Just as when you were a permanent employee, you’ll go through your fair share of interviews as a contractor. Contractor interviews differ slightly compared to the ones you would have been used to as a permanent employee, and it is vitally important that you are well prepared if you want the best chance of winning the contract.
In the following paragraphs, we’ll provide you with our top tips to holding a successful contractor interview.
A common misconception is that the candidate with the most experience will be offered the role, whilst it helps to have unrivalled industry experience, there are a number of other factors that come into play.
The best thing you can do is to think about exactly what the client is looking for and how you can best meet their needs. Ultimately, requirements will vary from client to client but to key criteria that they usually have are:
If you have an interview coming up, it won’t hurt to give the recruiter a call to find out more about what they believe the client is looking for in a contractor. The recruiter wants the position to be filled so they should be accommodating and provide you with a greater insight into the mind of your prospective client.
Whilst your technical skills are a big part of the equation, too many contractors go into an interview and only focus on impressing with their technical capabilities, they often forget about the other values that the client might have.
Contractors are coveted for their technical expertise but the last thing you want to do is get yourself involved in a contract that is out of your depth.
Make sure that you pay close attention to the job description and evaluate whether or not you can competently complete all tasks that you will be carrying out.
Some interviews will involve a technical test; so find out from the recruiter if this is likely to be the case with your contractor interview. If the answer is yes, you’ll need to make sure that you brush up on the theoretical aspects of the role, especially if they are likely to ask you questions involving skills that you haven’t used in a while!
Just because you are interviewing for a position, don’t be shy about asking the client questions. More often than not, when the interviewer asks a contractor if they have any questions, they usually decline and say something along the lines of “no, I think everything we have covered so far answered any questions that I did have.”
Try to ask some questions and show an interest in the client, the project and their business. They have just spent the last hour talking about you and your skills and they’ll always be happy to find a contractor who has a keen interest in the project and doesn’t want to just dart out of the room as soon as the interview draws to a close.
Due to the temporary nature of contract work, interviews can be quite stressful, especially if you are in between contracts at the moment. It’s easier said than done, but putting yourself at ease with the interview process and coming across confident is a must!

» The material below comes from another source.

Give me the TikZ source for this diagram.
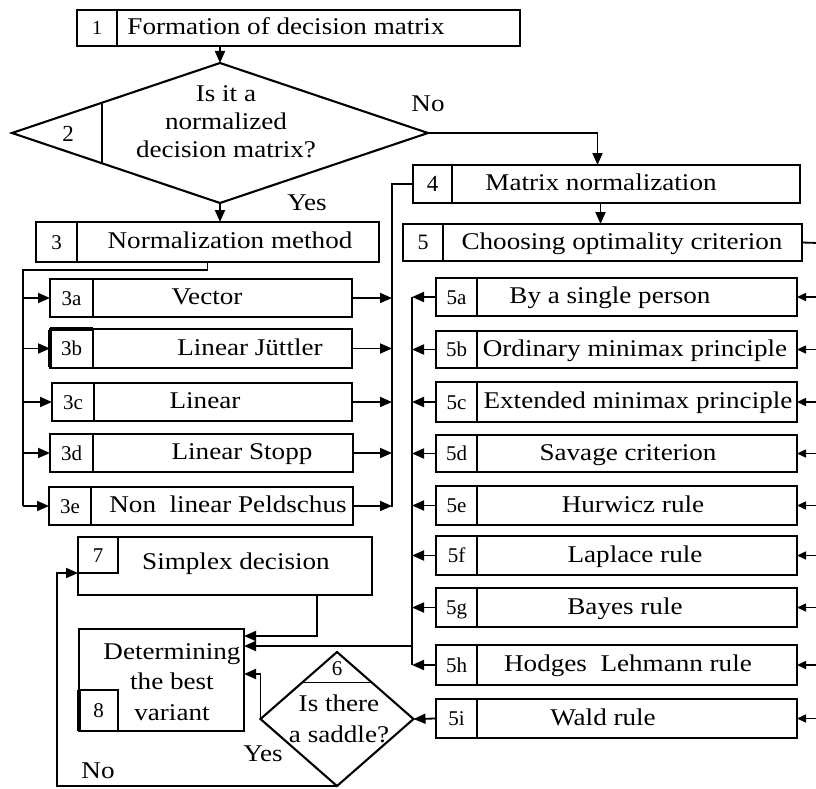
\documentclass[tikz,border=0pt]{standalone}
\usepackage{fontspec}
\setmainfont{Liberation Serif}[FakeStretch=1.13]
\newfontfamily\numfont{Liberation Serif}
\usetikzlibrary{arrows.meta,shapes.geometric,calc}
\tikzset{
 boxst/.style={draw, line width=2.1pt, inner sep=0pt, outer sep=0pt},
 divst/.style={line width=1.7pt},
 numst/.style={inner sep=0pt, font=\numfont\fontsize{21}{23}\selectfont, text height=14.5pt, text depth=0.5pt},
 txtst/.style={inner sep=0pt, font=\fontsize{24}{28}\selectfont, text height=17pt, text depth=4pt},
 mtxt/.style={inner sep=0pt, align=center, font=\fontsize{24}{28}\selectfont},
 conn/.style={line width=1.8pt},
 arr/.style={line width=1.8pt, -{Triangle[length=12pt,width=10pt]}},
 sarr/.style={line width=1.5pt, -{Triangle[length=9pt,width=8pt]}},
 dia/.style={draw, diamond, line width=2.1pt, inner sep=0pt, outer sep=0pt},
}
\newcommand\mkbox[9]{%
  \node[boxst, minimum width={(#4-#2)*1pt}, minimum height={(#5-#3)*1pt}, anchor=north west] (#1) at (#2,#3) {};
  \draw[divst] (#6,#3) -- (#6,#5);
  \node[numst] (#1n) at ({(#2+#6)/2},{(#3+#5)/2}) {#7};
  \node[txtst] (#1t) at (#8,{(#3+#5)/2}) {#9};
}
\begin{document}
\begin{tikzpicture}[x=1pt,y=-1pt]
\useasboundingbox (0,0) rectangle (816,789);
\fill[white] (0,0) rectangle (816,789);

% box 1
\mkbox{n1}{77}{10}{520}{46}{117}{\fontsize{20}{22}\selectfont 1}{286}{Formation of decision matrix}

% diamond 2
\node[dia, minimum width=416pt, minimum height=140pt] (d2) at (220,133) {};
\draw[divst] (102,102.7) -- (102,163.3);
\node[numst, font=\numfont\fontsize{23}{24}\selectfont] (d2n) at (68,134) {2};
\node[mtxt] (d2t) at (226,122) {Is it a\\normalized\\decision matrix?};
\node[txtst] (lno1) at (428,105) {No};
\node[txtst] (lyes1) at (307,204) {Yes};

% boxes 3, 4, 5
\mkbox{n3}{36}{222}{379}{262}{77}{\fontsize{21}{22}\selectfont 3}{230}{Normalization method}
\mkbox{n4}{413}{165}{800}{203}{452}{\fontsize{23}{24}\selectfont 4}{601}{Matrix normalization}
\mkbox{n5}{403}{224}{802}{261}{443}{\fontsize{22}{24}\selectfont 5}{622}{Choosing optimality criterion}

% 3a-3e
\mkbox{n3a}{50}{279}{352}{317}{93}{3a}{207}{Vector}
\mkbox{n3b}{50}{329}{352}{368}{93}{3b}{250}{Linear Jüttler}
\mkbox{n3c}{52}{383}{352}{421}{94}{3c}{205}{Linear}
\mkbox{n3d}{50}{434}{353}{472}{93}{3d}{242}{Linear Stopp}
\mkbox{n3e}{49}{487}{353}{525}{91}{3e}{228}{Non~~linear Peldschus}
\draw[line width=3.2pt] (50,330) -- (50,367) (50,329) -- (93,329);

% 5a-5i
\mkbox{n5a}{436}{278}{797}{316}{477}{5a}{610}{By a single person}
\mkbox{n5b}{436}{331}{797}{368}{477}{5b}{635}{Ordinary minimax principle}
\mkbox{n5c}{436}{382}{797}{422}{477}{5c}{638}{Extended minimax principle}
\mkbox{n5d}{436}{435}{797}{472}{477}{5d}{628}{Savage criterion}
\mkbox{n5e}{436}{486}{797}{525}{477}{5e}{633}{Hurwicz rule}
\mkbox{n5f}{436}{536}{797}{575}{477}{5f}{635}{Laplace rule}
\mkbox{n5g}{436}{588}{797}{627}{477}{5g}{625}{Bayes rule}
\mkbox{n5h}{436}{645}{797}{685}{477}{5h}{628}{Hodges~~Lehmann rule}
\mkbox{n5i}{436}{699}{797}{738}{477}{5i}{603}{Wald rule}

% box 7
\node[boxst, minimum width=294pt, minimum height=58pt, anchor=north west] (n7) at (78,537) {};
\node[boxst, numst, minimum width=40pt, minimum height=36pt, anchor=north west] (n7n) at (78,537) {7};
\node[txtst] (n7t) at (236,563) {Simplex decision};

% box 8
\node[boxst, minimum width=165pt, minimum height=102pt, anchor=north west] (n8) at (79,629) {};
\node[boxst, numst, minimum width=39pt, minimum height=41pt, anchor=south west] (n8n) at (79,731) {8};
\draw[line width=3.2pt] (79,690) -- (79,731);
\node[mtxt, font=\fontsize{24}{30.5}\selectfont] (n8t) at (172,682) {Determining\\the best\\variant};

% diamond 6
\node[dia, minimum width=153pt, minimum height=134pt] (d6) at (337,719) {};
\draw[line width=0.8pt] (303,682) -- (371,682);
\node[numst] (d6n) at (337,668) {6};
\node[mtxt, font=\fontsize{24}{31}\selectfont] (d6t) at (339,719) {Is there\\a saddle?};
\node[txtst] (lyes2) at (263,755) {Yes};
\node[txtst] (lno2) at (98,772) {No};

% connectors top
\draw[arr] (d2.north |- n1.south) -- (d2.north);
\draw[arr] (d2.south) -- (d2.south |- n3.north);
\draw[arr] (d2.east) -| ([xshift=-9pt]n4.north);
\draw[arr] ([xshift=-6pt]n4.south) -- ([xshift=-6pt]n4.south |- n5.north);

% 3 bus
\coordinate (bL) at (23,270);
\draw[conn] (n3.south) |- (bL) -- (bL |- n3e);
\foreach \b in {n3a,n3b,n3c,n3d,n3e} {
  \draw[arr] (bL |- \b) -- (\b.west);
}
\coordinate (bR) at (392,507);
\draw[conn] (n4.west) -| (bR);
\foreach \b in {n3a,n3b,n3c,n3d,n3e} {
  \draw[arr] (\b.east) -- (bR |- \b);
}

% 5 buses
\coordinate (b5) at (412,665);
\draw[conn] (b5 |- n5a) -- (b5);
\foreach \b in {n5a,n5b,n5c,n5d,n5e,n5f,n5g,n5h} {
  \draw[arr] (\b.west) -- (b5 |- \b);
}
\coordinate (bR5) at (818,243);
\draw[conn] (n5.east) -- (bR5) -- (bR5 |- n5i);
\foreach \b in {n5a,n5b,n5c,n5d,n5e,n5f,n5g,n5h,n5i} {
  \draw[sarr] (bR5 |- \b) -- (\b.east);
}

% to box 8
\coordinate (c646) at (0,646);
\draw[arr] (b5 |- c646) -- (n8.east |- c646);
\coordinate (c7) at (317,636);
\draw[arr] (n7.south -| c7) |- (n8.east |- c7);
\coordinate (c6) at (0,674);
\draw[arr] (d6.west) |- (n8.east |- c6);
\draw[arr] (n5i.west) -- (d6.east);

% No loop
\coordinate (cno) at (57,573);
\draw[arr] (d6.south) -| (cno) -- (n7.west |- cno);
\end{tikzpicture}
\end{document}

Take a deep breath, do your preparation, and understand that you have done well to get an interview, so the client must be interested. Now it is your chance to show them exactly why that interest should convert into them offering you the position.
With each interview you’ll see your confidence start to grow, so don’t get disheartened if for whatever reason your last interview didn’t result in you being offered a position. As your confidence in interviews improves, so will the likelihood of you being awarded a contract.
Just as with anything, getting yourself into a routine can help a lot with interviews. If you can develop a set framework that you use each time you are offered an interview, you’ll find that you have a far better chance of being successful in them. Everyone is different, so your framework may differ slightly from someone else’s, but here are some suggestions to help you:
Make sure you prepare in plenty of the time, the last thing you want to do is franticly be going through your notes on the train or in the car park outside the client’s office.
Have a think about what you need to wear to the interview and make sure you dress appropriately. If you can think about what you need to wear the night before, this will save you any additional unwanted stress on the day.
Get yourself in a good mood
The last thing you want is for nerves to get the better of you. So on the morning of your interview, do something that you enjoy and that gets you into a good mood. This could be going to the gym or blasting music in your car, everyone is different but you want to make sure that you get yourself into a good frame of mind.
If you are in a positive frame of mind, you are ten times as likely to come across as a confident individual who is capable of handling the demands of the job.